The first two are set for the latter half of 2019 in Wailua River State Park, one at the marina building and one at the Opaekaa Falls lookout comfort station.
Haena’s filling station will be installed in 2019 in a project separate from the current construction at the state park set to be completed at the same time as the park’s reopening. The Kokee filling station will be installed in 2020.
When Bikes on Rice’s Tommy Noyes heard about the new filling stations, he and fellow cyclist Jim Benkert said it’s a step in the right direction, but Kauai could use more.
“It’s good to have it in the parks, but (it would be) more effective in the airport because a lot more people use the airport,” Benkert said.
Noyes pointed out many people have to toss their water bottles before going through the TSA checkpoint and then end up spending money to buy another plastic water bottle once they’re in the terminal.
Carl Berg of Surfrider Kauai said the chapter strongly supports the filling stations in state parks on Kauai, and has suggestions for more places that could have them installed — Kauai Community College and more county facilities for starters.
“Hopefully this will decrease the amount of single-use plastic bottles that end up in the ocean, even though there is a successful HI5 recycling program,” Berg said. “We all need to voluntarily stop purchasing and using single-use plastics, like straws, bottles and clam shell food containers.”
While traditional water fountains do supply water, the state Deparment of Land and Natural Resources Division of State Parks is opting for filling stations because the design allows for easier water flow — and there’s water fountains incorporated into the design as well.
Currently, a station is at Diamond Head on Oahu.
Wailua State Park is hosting the first of 19 total filling stations statewide in order to see just how much of an impact these stations can have on things like recycling.
“The station to be installed in the marina building will have a counter that keeps track of how many 20-ounce bottles have been kept out the landfill through the use of the filling station,” said Martha Yent, with DLNR’s Division of State Parks.

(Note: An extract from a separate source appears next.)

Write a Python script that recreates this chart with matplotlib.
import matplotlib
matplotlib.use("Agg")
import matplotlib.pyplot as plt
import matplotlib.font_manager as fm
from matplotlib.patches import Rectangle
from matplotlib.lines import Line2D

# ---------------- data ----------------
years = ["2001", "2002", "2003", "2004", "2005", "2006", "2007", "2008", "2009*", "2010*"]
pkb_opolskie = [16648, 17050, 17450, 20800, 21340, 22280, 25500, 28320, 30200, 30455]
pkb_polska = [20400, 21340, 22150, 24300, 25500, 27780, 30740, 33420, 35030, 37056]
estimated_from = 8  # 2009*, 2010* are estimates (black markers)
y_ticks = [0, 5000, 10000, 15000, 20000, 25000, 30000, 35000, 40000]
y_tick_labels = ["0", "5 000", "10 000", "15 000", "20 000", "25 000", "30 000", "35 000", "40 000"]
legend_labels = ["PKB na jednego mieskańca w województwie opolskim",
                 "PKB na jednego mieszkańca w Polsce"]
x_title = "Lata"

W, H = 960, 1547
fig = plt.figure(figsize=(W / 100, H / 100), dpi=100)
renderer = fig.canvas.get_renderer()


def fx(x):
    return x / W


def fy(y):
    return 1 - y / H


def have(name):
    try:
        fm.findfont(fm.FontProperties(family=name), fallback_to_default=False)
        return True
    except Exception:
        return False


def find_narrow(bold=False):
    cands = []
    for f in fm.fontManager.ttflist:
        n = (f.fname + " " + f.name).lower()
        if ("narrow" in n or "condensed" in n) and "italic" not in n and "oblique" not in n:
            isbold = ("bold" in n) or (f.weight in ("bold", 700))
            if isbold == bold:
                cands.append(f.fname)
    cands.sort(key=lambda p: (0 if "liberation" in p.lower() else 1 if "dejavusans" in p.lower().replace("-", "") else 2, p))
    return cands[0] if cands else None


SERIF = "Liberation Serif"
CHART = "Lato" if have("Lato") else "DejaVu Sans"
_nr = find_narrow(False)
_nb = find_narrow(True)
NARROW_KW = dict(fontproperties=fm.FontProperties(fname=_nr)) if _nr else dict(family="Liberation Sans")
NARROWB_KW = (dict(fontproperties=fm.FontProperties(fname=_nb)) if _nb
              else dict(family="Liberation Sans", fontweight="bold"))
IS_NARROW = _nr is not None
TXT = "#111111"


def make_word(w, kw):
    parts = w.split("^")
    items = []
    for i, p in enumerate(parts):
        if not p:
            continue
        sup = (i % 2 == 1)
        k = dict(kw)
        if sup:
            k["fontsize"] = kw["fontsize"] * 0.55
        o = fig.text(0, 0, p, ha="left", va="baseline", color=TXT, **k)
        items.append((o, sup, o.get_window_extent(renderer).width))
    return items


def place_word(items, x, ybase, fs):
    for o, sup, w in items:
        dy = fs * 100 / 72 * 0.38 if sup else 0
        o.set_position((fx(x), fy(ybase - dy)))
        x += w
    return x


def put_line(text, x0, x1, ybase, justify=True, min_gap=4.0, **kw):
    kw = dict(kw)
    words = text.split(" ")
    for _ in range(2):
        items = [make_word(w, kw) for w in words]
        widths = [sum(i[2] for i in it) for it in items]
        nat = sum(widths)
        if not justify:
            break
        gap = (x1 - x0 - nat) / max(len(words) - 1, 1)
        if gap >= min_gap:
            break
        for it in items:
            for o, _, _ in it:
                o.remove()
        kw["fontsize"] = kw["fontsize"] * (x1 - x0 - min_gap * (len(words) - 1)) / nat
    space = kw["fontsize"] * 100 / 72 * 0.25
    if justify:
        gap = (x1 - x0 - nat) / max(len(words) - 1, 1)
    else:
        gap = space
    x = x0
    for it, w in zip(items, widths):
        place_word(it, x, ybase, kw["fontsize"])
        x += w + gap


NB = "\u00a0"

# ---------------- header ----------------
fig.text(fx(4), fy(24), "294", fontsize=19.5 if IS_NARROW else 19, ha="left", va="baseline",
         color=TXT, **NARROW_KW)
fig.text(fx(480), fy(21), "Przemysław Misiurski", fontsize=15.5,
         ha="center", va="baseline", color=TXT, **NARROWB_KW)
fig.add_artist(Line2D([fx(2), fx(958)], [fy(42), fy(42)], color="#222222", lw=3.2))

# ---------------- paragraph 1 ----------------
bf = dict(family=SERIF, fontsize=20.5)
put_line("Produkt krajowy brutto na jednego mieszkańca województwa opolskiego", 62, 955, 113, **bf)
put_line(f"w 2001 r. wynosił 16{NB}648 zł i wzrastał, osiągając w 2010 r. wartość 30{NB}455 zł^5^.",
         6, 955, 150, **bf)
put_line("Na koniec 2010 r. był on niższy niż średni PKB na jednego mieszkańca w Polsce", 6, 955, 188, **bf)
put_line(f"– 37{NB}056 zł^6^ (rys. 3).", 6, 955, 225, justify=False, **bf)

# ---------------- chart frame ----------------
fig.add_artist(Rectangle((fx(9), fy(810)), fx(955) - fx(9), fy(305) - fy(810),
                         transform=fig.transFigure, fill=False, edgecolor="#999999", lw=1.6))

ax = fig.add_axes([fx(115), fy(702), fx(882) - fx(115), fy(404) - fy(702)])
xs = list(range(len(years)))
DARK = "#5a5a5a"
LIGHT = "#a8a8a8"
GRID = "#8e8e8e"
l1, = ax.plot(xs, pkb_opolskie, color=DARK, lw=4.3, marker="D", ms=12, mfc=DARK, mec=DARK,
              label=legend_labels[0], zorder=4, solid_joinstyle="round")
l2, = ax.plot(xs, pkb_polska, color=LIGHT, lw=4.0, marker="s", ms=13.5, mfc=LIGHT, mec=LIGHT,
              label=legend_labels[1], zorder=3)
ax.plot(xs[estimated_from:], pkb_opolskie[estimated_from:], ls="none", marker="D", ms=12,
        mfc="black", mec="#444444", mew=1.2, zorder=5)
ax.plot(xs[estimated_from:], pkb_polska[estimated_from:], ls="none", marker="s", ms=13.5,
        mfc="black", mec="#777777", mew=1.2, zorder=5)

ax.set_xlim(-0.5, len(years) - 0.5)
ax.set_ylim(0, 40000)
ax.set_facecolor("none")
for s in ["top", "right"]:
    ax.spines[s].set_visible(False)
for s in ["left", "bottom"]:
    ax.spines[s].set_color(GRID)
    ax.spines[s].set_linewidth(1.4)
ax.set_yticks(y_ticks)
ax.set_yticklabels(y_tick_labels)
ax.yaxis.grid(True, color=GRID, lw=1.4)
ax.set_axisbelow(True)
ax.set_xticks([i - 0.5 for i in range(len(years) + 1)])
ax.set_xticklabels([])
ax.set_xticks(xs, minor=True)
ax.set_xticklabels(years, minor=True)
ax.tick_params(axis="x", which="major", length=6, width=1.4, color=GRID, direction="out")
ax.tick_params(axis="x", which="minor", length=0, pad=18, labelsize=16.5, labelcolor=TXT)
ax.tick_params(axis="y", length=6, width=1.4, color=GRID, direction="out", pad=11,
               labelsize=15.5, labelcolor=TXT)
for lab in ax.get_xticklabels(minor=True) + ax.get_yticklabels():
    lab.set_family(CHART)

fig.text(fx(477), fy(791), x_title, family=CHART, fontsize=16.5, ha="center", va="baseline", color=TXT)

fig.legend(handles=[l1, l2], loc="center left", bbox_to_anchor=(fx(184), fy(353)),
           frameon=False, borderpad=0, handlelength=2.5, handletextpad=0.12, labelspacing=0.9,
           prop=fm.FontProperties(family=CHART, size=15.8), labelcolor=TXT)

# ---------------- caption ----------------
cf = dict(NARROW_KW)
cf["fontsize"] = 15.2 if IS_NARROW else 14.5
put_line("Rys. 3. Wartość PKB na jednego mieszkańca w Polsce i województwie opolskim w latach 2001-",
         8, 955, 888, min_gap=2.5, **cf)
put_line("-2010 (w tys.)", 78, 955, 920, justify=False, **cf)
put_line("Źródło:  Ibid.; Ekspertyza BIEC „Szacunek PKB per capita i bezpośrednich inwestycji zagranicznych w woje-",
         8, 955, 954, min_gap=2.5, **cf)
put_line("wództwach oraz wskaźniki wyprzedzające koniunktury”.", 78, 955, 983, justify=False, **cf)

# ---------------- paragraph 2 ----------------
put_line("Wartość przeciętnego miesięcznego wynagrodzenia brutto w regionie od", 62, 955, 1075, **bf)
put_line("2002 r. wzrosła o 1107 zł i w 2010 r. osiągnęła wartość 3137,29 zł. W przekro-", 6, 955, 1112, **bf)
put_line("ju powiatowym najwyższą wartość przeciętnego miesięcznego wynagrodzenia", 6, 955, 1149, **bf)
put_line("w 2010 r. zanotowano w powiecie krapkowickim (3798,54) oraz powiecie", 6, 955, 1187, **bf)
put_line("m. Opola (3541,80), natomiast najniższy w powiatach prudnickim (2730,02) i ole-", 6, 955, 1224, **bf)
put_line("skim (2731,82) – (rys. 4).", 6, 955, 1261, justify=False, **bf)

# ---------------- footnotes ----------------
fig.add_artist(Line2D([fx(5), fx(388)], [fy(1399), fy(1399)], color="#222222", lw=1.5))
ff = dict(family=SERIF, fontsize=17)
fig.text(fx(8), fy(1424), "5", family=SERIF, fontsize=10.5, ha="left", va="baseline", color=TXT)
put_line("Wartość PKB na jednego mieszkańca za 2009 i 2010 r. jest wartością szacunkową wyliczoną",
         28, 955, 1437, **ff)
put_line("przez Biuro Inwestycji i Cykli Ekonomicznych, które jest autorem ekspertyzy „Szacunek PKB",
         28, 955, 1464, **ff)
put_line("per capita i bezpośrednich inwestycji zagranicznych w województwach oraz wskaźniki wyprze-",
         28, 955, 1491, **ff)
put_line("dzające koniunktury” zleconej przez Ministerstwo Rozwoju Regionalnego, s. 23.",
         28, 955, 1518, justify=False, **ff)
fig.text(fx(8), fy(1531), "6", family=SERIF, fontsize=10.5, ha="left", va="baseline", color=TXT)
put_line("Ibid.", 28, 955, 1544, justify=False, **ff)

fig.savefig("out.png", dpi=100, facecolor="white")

Yent continued: “This will assist state parks and NOAA in evaluating the success of these stations in meeting the project goal of reducing the use of single-use plastic bottles.”
The project will see installation of water bottle filling stations in 15 parks in phase one. After that, the vision is to add more as the entity repairs, renovates and constructs park facilities.

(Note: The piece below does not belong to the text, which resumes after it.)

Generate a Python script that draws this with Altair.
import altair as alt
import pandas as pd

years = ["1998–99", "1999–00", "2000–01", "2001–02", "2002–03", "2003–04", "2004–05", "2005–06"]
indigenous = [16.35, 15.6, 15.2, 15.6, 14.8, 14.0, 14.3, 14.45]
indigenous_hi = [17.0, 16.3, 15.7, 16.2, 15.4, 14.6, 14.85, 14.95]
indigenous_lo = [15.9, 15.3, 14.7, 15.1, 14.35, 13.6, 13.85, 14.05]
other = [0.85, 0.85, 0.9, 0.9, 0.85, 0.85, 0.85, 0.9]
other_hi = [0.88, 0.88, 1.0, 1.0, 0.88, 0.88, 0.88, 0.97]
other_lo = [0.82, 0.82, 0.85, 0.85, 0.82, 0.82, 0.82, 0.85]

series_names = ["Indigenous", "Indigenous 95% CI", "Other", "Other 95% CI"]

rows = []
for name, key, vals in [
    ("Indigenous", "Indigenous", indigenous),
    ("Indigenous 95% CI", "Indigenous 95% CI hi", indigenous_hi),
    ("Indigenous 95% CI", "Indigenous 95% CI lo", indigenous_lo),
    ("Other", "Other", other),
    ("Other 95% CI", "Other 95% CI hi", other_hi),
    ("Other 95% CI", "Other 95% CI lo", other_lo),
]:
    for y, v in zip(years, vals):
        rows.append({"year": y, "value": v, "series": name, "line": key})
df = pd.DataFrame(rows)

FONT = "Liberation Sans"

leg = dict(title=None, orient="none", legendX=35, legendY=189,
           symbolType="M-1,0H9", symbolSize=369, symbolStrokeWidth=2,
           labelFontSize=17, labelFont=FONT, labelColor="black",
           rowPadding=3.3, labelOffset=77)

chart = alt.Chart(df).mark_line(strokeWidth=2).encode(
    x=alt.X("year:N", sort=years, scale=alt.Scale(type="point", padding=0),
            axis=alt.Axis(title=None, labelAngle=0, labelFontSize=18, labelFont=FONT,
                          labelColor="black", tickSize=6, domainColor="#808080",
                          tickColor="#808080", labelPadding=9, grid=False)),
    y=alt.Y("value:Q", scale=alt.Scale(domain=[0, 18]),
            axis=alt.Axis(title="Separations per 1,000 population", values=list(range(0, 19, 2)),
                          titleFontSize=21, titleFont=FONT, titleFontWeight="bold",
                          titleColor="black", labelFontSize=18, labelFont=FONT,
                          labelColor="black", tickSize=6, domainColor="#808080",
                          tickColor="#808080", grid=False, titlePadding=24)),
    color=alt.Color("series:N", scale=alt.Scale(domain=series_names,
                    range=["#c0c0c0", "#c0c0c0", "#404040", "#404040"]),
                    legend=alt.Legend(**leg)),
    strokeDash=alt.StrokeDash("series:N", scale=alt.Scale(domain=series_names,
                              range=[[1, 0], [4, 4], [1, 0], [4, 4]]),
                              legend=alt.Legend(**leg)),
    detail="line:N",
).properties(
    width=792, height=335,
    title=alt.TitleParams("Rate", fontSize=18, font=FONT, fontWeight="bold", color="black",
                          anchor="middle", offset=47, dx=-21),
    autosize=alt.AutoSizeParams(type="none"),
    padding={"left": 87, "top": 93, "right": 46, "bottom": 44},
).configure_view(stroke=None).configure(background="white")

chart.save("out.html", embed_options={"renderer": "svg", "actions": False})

“The choice of parks for this initial phase was based on existing waterlines to connect to the stations, the need to replace non-working water fountains, and proximity to hiking trails and high-use visitor areas where park users are likely to need water,” Yent said.
The station at Kokee is more complex because there is no existing water fountain.
“This installation will involve additional planning and design to connection to existing waterlines and insure the station meets all the accessibility requirements of the Americans with Disability Act,” Yent said. “For these reasons, the station at Kokee is scheduled for installation in 2020.”
As for vandalism potential, that’s something state parks says is something that’s always a concern because of their “outdoor setting.”
“There are no special precautions that can be taken,” Yent said. “State parks will order replacement parts to be able to repair the stations quickly if they are damaged or broken.”